Laurel is a census-designated place (CDP) roughly corresponding to the hamlet of Laurel in Suffolk County, New York, United States. It is located mostly within the Town of Southold, with a small portion in the Town of Riverhead. As of the 2020 census, Laurel had a population of 1,495.
==History==
The area was originally known as the "Middle Ground" between Southold and Riverhead. Later it was called Franklinville, but relinquished that name for Laurel due to a conflict of names with another Franklinville.

==Geography==
According to the United States Census Bureau, the community has a total area of 8.0 sqkm, of which 7.8 km2 is land and 0.2 km2, or 2.39%, is water.

Historical population
| Census | Pop. | Note | %± |
| 2020 | 1,495 |  | — |
U.S. Decennial Census

==Demographics==
As of the census of 2000, there were 1,188 people, 452 households, and 343 families residing in the CDP. The population density was 354.7 PD/sqmi.
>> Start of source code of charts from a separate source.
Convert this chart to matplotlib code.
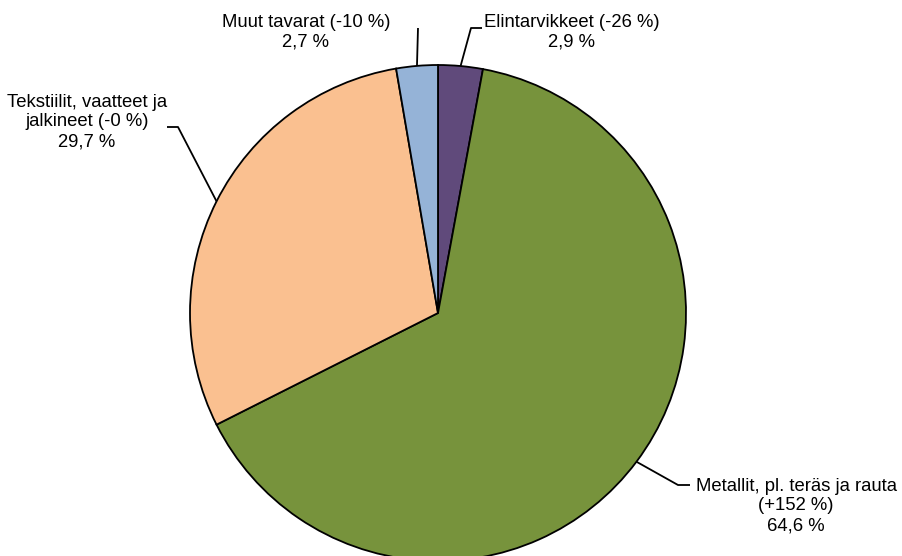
import matplotlib.pyplot as plt
import numpy as np

plt.rcParams['font.family'] = ['Liberation Sans', 'DejaVu Sans']

# Share of imports by product group, % (change in brackets)
labels = ["Elintarvikkeet (-26 %)", "Metallit, pl. teräs ja rauta\n(+152 %)",
          "Tekstiilit, vaatteet ja\njalkineet (-0 %)", "Muut tavarat (-10 %)"]
shares = [2.9, 64.6, 29.7, 2.7]
colors = ["#604A7B", "#77933C", "#FAC090", "#95B3D7"]

W, H = 902, 556
fig = plt.figure(figsize=(W / 100, H / 100), dpi=100)
ax = fig.add_axes([0, 0, 1, 1])

cx, cy, r = 438, H - 313, 248
wedges, _ = ax.pie(shares, colors=colors, startangle=90, counterclock=False,
                   center=(cx, cy), radius=r, frame=True,
                   wedgeprops=dict(edgecolor="black", linewidth=1.3))
ax.set_xlim(0, W)
ax.set_ylim(0, H)
ax.set_aspect("equal")
ax.axis("off")

def fmt(v):
    return f"{v:.1f}".replace(".", ",") + " %"

# label layout: text centre (pixels from top-left), leader path after the anchor
layout = [
    (572, 32, [(471, 28), (482, 28)]),
    (796, 506, [(678, 485), (690, 485)]),
    (87, 122, [(178, 127), (167, 127)]),
    (306, 32, [(418, 28)]),
]

for w, lab, v, (tx, ty, path) in zip(wedges, labels, shares, layout):
    mid = np.deg2rad((w.theta1 + w.theta2) / 2)
    ax0 = cx + r * np.cos(mid)
    ay0 = cy + r * np.sin(mid)
    xs = [ax0] + [p[0] for p in path]
    ys = [ay0] + [H - p[1] for p in path]
    ax.plot(xs, ys, color="black", lw=1.3, solid_capstyle="butt")
    ax.text(tx, H - ty, lab + "\n" + fmt(v), ha="center", va="center",
            fontsize=13.3, color="black", linespacing=1.2)

fig.savefig("out.png", dpi=100)
plt.close(fig)
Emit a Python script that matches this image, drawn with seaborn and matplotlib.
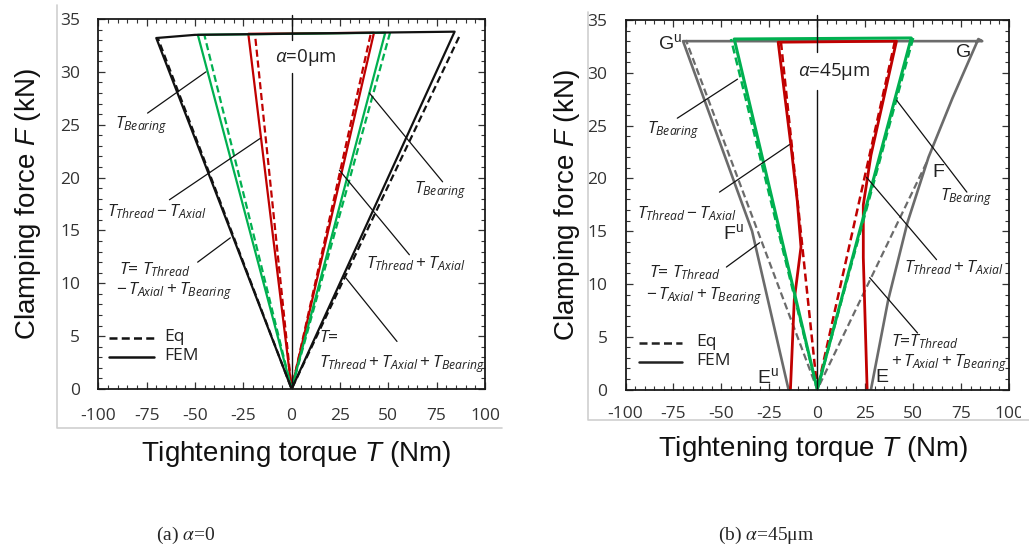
import matplotlib
matplotlib.use("Agg")
import matplotlib.pyplot as plt
import pandas as pd
import seaborn as sns
from matplotlib.lines import Line2D
from matplotlib.transforms import Bbox, TransformedBbox

# ---------------------------------------------------------------------------
# Clamping force F (kN) versus tightening torque T (Nm)
# FEM curves are tightening/loosening loops, Eq curves are the analytical lines
# ---------------------------------------------------------------------------

# (a) alpha = 0
a_total_fem_T = [0, 84.3, -50, -70, 0]
a_total_fem_F = [0, 33.8, 33.5, 33.2, 0]
a_total_eq_T = [86.6, 0, -69]
a_total_eq_F = [33.3, 0, 33.1]
a_bearing_fem_T = [0, 48.4, -48.5, 0]
a_bearing_fem_F = [0, 33.7, 33.5, 0]
a_bearing_eq_T = [50.9, 0, -45.0]
a_bearing_eq_F = [33.7, 0, 33.4]
a_thread_fem_T = [0, 42.6, -22.4, 0]
a_thread_fem_F = [0, 33.7, 33.6, 0]
a_thread_eq_T = [40.8, 0, -18.8]
a_thread_eq_F = [33.5, 0, 33.3]

# (b) alpha = 45 um
b_total_fem_T = [28, 37, 47, 58, 70.5, 84, 86, -70, -34, -15]
b_total_fem_F = [0, 8.5, 15.8, 22.0, 27.6, 33.2, 33.0, 33.0, 15.0, 0]
b_total_eq_T = [57, 0, -68.5]
b_total_eq_F = [21.5, 0, 33.1]
b_bearing_fem_T = [0, 49.0, -43.3, 0]
b_bearing_fem_F = [0, 33.3, 33.2, 0]
b_bearing_eq_T = [50.0, 0, -45.0]
b_bearing_eq_F = [33.3, 0, 33.2]
b_thread_fem_T = [26, 24, 24, 28, 41.3, -20.4, -13.6, -10.4, -8.5, -12, -14]
b_thread_fem_F = [0, 12.5, 17.5, 22.2, 33.0, 32.9, 22.9, 17.8, 13.5, 8.5, 0]
b_thread_eq_T = [40.5, 0, -19.0]
b_thread_eq_F = [33.0, 0, 33.0]

x_ticks = [-100, -75, -50, -25, 0, 25, 50, 75, 100]
y_ticks = [0, 5, 10, 15, 20, 25, 30, 35]

BLACK = "#111111"
GREY = "#6b6b6b"
GREEN = "#00b050"
RED = "#c00000"

sns.set_style("white")
plt.rcParams["font.family"] = ["Open Sans", "DejaVu Sans"]
plt.rcParams["axes.unicode_minus"] = False
plt.rcParams["mathtext.fontset"] = "custom"
plt.rcParams["mathtext.it"] = "Open Sans:italic"
plt.rcParams["mathtext.rm"] = "Open Sans"
plt.rcParams["mathtext.sf"] = "Liberation Sans"
plt.rcParams["mathtext.cal"] = "Liberation Sans:italic"

fig = plt.figure(figsize=(10.29, 5.49), dpi=100)
ax_a = fig.add_axes([0.0955, 0.2914, 0.3758, 0.6740])
ax_b = fig.add_axes([0.6079, 0.2905, 0.3727, 0.6730])

DASH = (0, (3.2, 1.7))


def curve(ax, T, F, color, dashed=False, lw=1.6):
    df = pd.DataFrame({"T": T, "F": F})
    sns.lineplot(data=df, x="T", y="F", sort=False, estimator=None,
                 color=color, lw=lw, linestyle=DASH if dashed else "-",
                 ax=ax, legend=False)


def leader(ax, p0, p1):
    ax.plot([p0[0], p1[0]], [p0[1], p1[1]], color=BLACK, lw=0.9)


def note(ax, x, y, s, size=12.5, ha="center"):
    ax.text(x, y, s, ha=ha, va="center", size=size, color="#222222")


def frame(ax, xpad_label):
    ax.set_xlim(-100, 100)
    ax.set_ylim(0, 35)
    ax.set_xticks(x_ticks)
    ax.set_yticks(y_ticks)
    ax.set_xticks(range(-100, 101, 5), minor=True)
    ax.set_yticks(range(0, 36), minor=True)
    ax.tick_params(which="both", direction="in", top=True, right=True,
                   bottom=True, left=True, color="#333333")
    ax.tick_params(which="major", length=5, width=0.9, labelsize=12.5,
                   labelcolor="#333333")
    ax.tick_params(axis="y", which="major", pad=13)
    ax.tick_params(axis="x", which="major", pad=xpad_label)
    ax.tick_params(which="minor", length=3.2, width=0.8)
    for s in ax.spines.values():
        s.set_color("#1a1a1a")
        s.set_linewidth(1.3)
    ax.set_xlabel(r"Tightening torque $\mathcal{T}$ (Nm)",
                  family="Liberation Sans", size=20, color="#111111")
    ax.set_ylabel(r"Clamping force $\mathcal{F}$ (kN)",
                  family="Liberation Sans", size=20, color="#111111")


def legend(ax, x0, x1, xt, y_eq, y_fem, color):
    ax.plot([x0, x1], [y_eq, y_eq], color=color, lw=1.8, linestyle=DASH)
    ax.plot([x0, x1], [y_fem, y_fem], color=color, lw=1.8)
    note(ax, xt, y_eq + 0.1, "Eq", ha="left")
    note(ax, xt, y_fem + 0.1, "FEM", ha="left")


# ---------------- (a) alpha = 0 ----------------
ax = ax_a
curve(ax, a_thread_fem_T, a_thread_fem_F, RED)
curve(ax, a_thread_eq_T, a_thread_eq_F, RED, dashed=True)
curve(ax, a_bearing_fem_T, a_bearing_fem_F, GREEN)
curve(ax, a_bearing_eq_T, a_bearing_eq_F, GREEN, dashed=True)
curve(ax, a_total_eq_T, a_total_eq_F, BLACK, dashed=True)
curve(ax, a_total_fem_T, a_total_fem_F, BLACK)
ax.plot([0, 0], [35.4, 33.0], color=BLACK, lw=1.0, clip_on=False)
ax.plot([0, 0], [29.9, 0], color=BLACK, lw=1.0)
note(ax, 7.4, 31.4, r"$\alpha$=0μm", size=13.5)

leader(ax, (-74.5, 26.1), (-44.3, 30.0))
note(ax, -77.9, 25.0, r"$T_{Bearing}$")
leader(ax, (-63.2, 17.9), (-16.3, 23.7))
note(ax, -69.7, 16.8, r"$T_{Thread} - T_{Axial}$")
leader(ax, (-48.6, 12.0), (-31.7, 14.3))
note(ax, -89.1, 11.3, r"$T$= $T_{Thread}$", ha="left")
note(ax, -90.8, 9.3, r"$-\,T_{Axial} + T_{Bearing}$", ha="left")
leader(ax, (40.2, 28.0), (78.1, 19.6))
note(ax, 76.9, 18.8, r"$T_{Bearing}$")
leader(ax, (24.7, 20.7), (60.9, 12.7))
note(ax, 64.2, 11.9, r"$T_{Thread} + T_{Axial}$")
leader(ax, (28.1, 10.5), (54.5, 4.5))
note(ax, 14.3, 4.8, r"$T$=", ha="left")
note(ax, 14.3, 2.4, r"$T_{Thread} + T_{Axial} + T_{Bearing}$", ha="left")
legend(ax, -94.3, -71.0, -65.8, 4.8, 3.05, BLACK)
frame(ax, 14)
ax.yaxis.set_label_coords(-0.143, 0.5)
ax.xaxis.set_label_coords(0.512, -0.135)

# ---------------- (b) alpha = 45 um ----------------
ax = ax_b
curve(ax, b_total_eq_T, b_total_eq_F, GREY, dashed=True)
curve(ax, b_total_fem_T, b_total_fem_F, GREY, lw=1.9)
curve(ax, b_thread_eq_T, b_thread_eq_F, RED, dashed=True, lw=1.8)
curve(ax, b_thread_fem_T, b_thread_fem_F, RED, lw=2.0)
curve(ax, b_bearing_eq_T, b_bearing_eq_F, GREEN, dashed=True, lw=1.8)
curve(ax, b_bearing_fem_T, b_bearing_fem_F, GREEN, lw=2.2)
ax.plot([0, 0], [35.5, 32.0], color=BLACK, lw=1.0, clip_on=False)
ax.plot([0, 0], [28.4, 0], color=BLACK, lw=1.0)
note(ax, 9.0, 30.1, r"$\alpha$=45μm", size=13.5)

for label, tx, fy in [(r"$\mathsf{G^{u}}$", -76.6, 32.8), (r"$\mathsf{G}$", 75.9, 32.0),
                      (r"$\mathsf{F^{u}}$", -44.0, 14.8), (r"$\mathsf{F}$", 63.3, 20.6),
                      (r"$\mathsf{E^{u}}$", -26.0, 1.2), (r"$\mathsf{E}$", 33.6, 1.2)]:
    note(ax, tx, fy, label, size=14)

leader(ax, (-73.0, 25.7), (-41.6, 29.4))
note(ax, -75.3, 24.6, r"$T_{Bearing}$")
leader(ax, (-51.0, 18.7), (-14.5, 23.2))
note(ax, -68.0, 16.7, r"$T_{Thread} - T_{Axial}$")
leader(ax, (-47.4, 11.6), (-30.1, 13.9))
note(ax, -87.6, 11.1, r"$T$= $T_{Thread}$", ha="left")
note(ax, -89.1, 8.9, r"$-\,T_{Axial} + T_{Bearing}$", ha="left")
leader(ax, (41.4, 27.4), (78.0, 18.7))
note(ax, 77.7, 18.2, r"$T_{Bearing}$")
leader(ax, (25.7, 20.1), (62.2, 12.3))
note(ax, 71.4, 11.5, r"$T_{Thread} + T_{Axial}$")
leader(ax, (27.3, 10.6), (52.3, 5.35))
note(ax, 38.7, 4.5, r"$T$=$T_{Thread}$", ha="left")
note(ax, 38.7, 2.5, r"$+\,T_{Axial} + T_{Bearing}$", ha="left")
legend(ax, -92.8, -70.3, -63.0, 4.4, 2.6, "#222222")
frame(ax, 12)
ax.yaxis.set_label_coords(-0.113, 0.5)
ax.xaxis.set_label_coords(0.49, -0.12)

# light chart-area borders (left and bottom edges)
for xs, ys in [([57, 57, 502], [5, 428, 428]), ([588, 588, 1029], [12, 420, 420])]:
    fig.add_artist(Line2D([x / 1029 for x in xs], [1 - y / 549 for y in ys],
                          transform=fig.transFigure, color="#cfcfcf", lw=1.2))

# the right-most tick label of each panel is cut by the chart-area edge
for ax, xr in [(ax_a, 502), (ax_b, 1021)]:
    lab = ax.xaxis.get_major_ticks()[-1].label1
    lab.set_clip_box(TransformedBbox(Bbox.from_extents(0, 0, xr / 1029, 1),
                                     fig.transFigure))
    lab.set_clip_on(True)

fig.text(186 / 1029, 1 - 535 / 549, r"(a) $\alpha$=0", ha="center", va="center",
         family="Liberation Serif", size=14, math_fontfamily="stix")
fig.text(766 / 1029, 1 - 535 / 549, r"(b) $\alpha$=45μm", ha="center", va="center",
         family="Liberation Serif", size=14, math_fontfamily="stix")

fig.savefig("out.png", dpi=100, facecolor="white")
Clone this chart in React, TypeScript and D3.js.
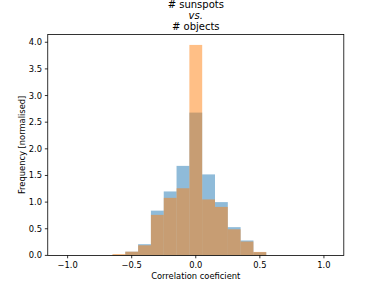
import React from "react";
import * as d3 from "d3";

const binCenters = [-0.6, -0.5, -0.4, -0.3, -0.2, -0.1, 0.0, 0.1, 0.2, 0.3, 0.4, 0.5];
const sunspotsFreq = [0.01, 0.07, 0.21, 0.84, 1.2, 1.68, 2.68, 1.52, 1.0, 0.53, 0.28, 0.06];
const objectsFreq = [0.025, 0.07, 0.19, 0.76, 1.08, 1.26, 3.95, 1.05, 0.91, 0.49, 0.26, 0.065];
const binWidth = 0.1;
const xTicks = [-1.0, -0.5, 0.0, 0.5, 1.0];
const yTicks = [0, 0.5, 1.0, 1.5, 2.0, 2.5, 3.0, 3.5, 4.0];
const titleLines = ["# sunspots", "vs.", "# objects"];
const xLabel = "Correlation coeficient";
const yLabel = "Frequency [normalised]";

const W = 382;
const H = 287;
const L = 47.75;
const R = 343.8;
const T = 34.4;
const B = 255.4;

export default function App() {
  const x = d3.scaleLinear().domain([-1.155, 1.155]).range([L, R]);
  const y = d3.scaleLinear().domain([0, 4.1475]).range([B, T]);
  const font = "DejaVu Sans, sans-serif";
  const series = [
    { vals: sunspotsFreq, color: "#1f77b4" },
    { vals: objectsFreq, color: "#ff7f0e" },
  ];
  return (
    <svg width={W} height={H} style={{ position: "absolute", left: 0, top: 0 }}>
      <rect x={0} y={0} width={W} height={H} fill="#fff" />
      {series.map((s, si) => (
        <g key={si}>
          {binCenters.map((c, i) => (
            <rect
              key={i}
              x={x(c - binWidth / 2)}
              width={x(c + binWidth / 2) - x(c - binWidth / 2)}
              y={y(s.vals[i])}
              height={y(0) - y(s.vals[i])}
              fill={s.color}
              fillOpacity={0.5}
            />
          ))}
        </g>
      ))}
      <rect x={L} y={T} width={R - L} height={B - T} fill="none" stroke="#000" strokeWidth={0.8} />
      {xTicks.map((t) => (
        <g key={t}>
          <line x1={x(t)} x2={x(t)} y1={B} y2={B + 2.9} stroke="#000" strokeWidth={0.8} />
          <text x={x(t)} y={B + 12.5} fontSize={8.33} fontFamily={font} textAnchor="middle">
            {t < 0 ? "\u2212" + Math.abs(t).toFixed(1) : t.toFixed(1)}
          </text>
        </g>
      ))}
      {yTicks.map((t) => (
        <g key={t}>
          <line x1={L - 2.9} x2={L} y1={y(t)} y2={y(t)} stroke="#000" strokeWidth={0.8} />
          <text x={L - 5.8} y={y(t) + 3} fontSize={8.33} fontFamily={font} textAnchor="end">
            {t.toFixed(1)}
          </text>
        </g>
      ))}
      <text x={(L + R) / 2} y={279} fontSize={8.33} fontFamily={font} textAnchor="middle">
        {xLabel}
      </text>
      <text
        transform={`translate(${24.5},${(T + B) / 2}) rotate(-90)`}
        fontSize={8.33}
        fontFamily={font}
        textAnchor="middle"
      >
        {yLabel}
      </text>
      {titleLines.map((line, i) => (
        <text
          key={i}
          x={(L + R) / 2}
          y={8 + i * 10.8}
          fontSize={10}
          fontFamily={font}
          fontStyle={i === 1 ? "italic" : "normal"}
          textAnchor="middle"
        >
          {line}
        </text>
      ))}
    </svg>
  );
}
There were 686 housing units at an average density of 204.8 /sqmi. The racial makeup of the CDP was 97.05% White, 1.26% African American, 0.25% Native American, 0.08% from other races, and 1.35% from two or more races. Hispanic or Latino of any race were 2.36% of the population.

There were 452 households, out of which 30.5% had children under the age of 18 living with them, 64.4% were married couples living together, 8.4% had a female householder with no husband present, and 24.1% were non-families. 21.2% of all households were made up of individuals, and 13.5% had someone living alone who was 65 years of age or older. The average household size was 2.61 and the average family size was 3.03.

In the community, the population was spread out, with 23.2% under the age of 18, 6.9% from 18 to 24, 25.8% from 25 to 44, 25.0% from 45 to 64, and 19.0% who were 65 years of age or older. The median age was 41 years. For every 100 females, there were 102.4 males. For every 100 females age 18 and over, there were 97.4 males.

The median income for a household in the community was $57,639, and the median income for a family was $67,000. Males had a median income of $48,409 versus $33,750 for females. The per capita income for the CDP was $26,903. About 2.4% of families and 4.0% of the population were below the poverty line, including 3.3% of those under age 18 and 2.3% of those age 65 or over.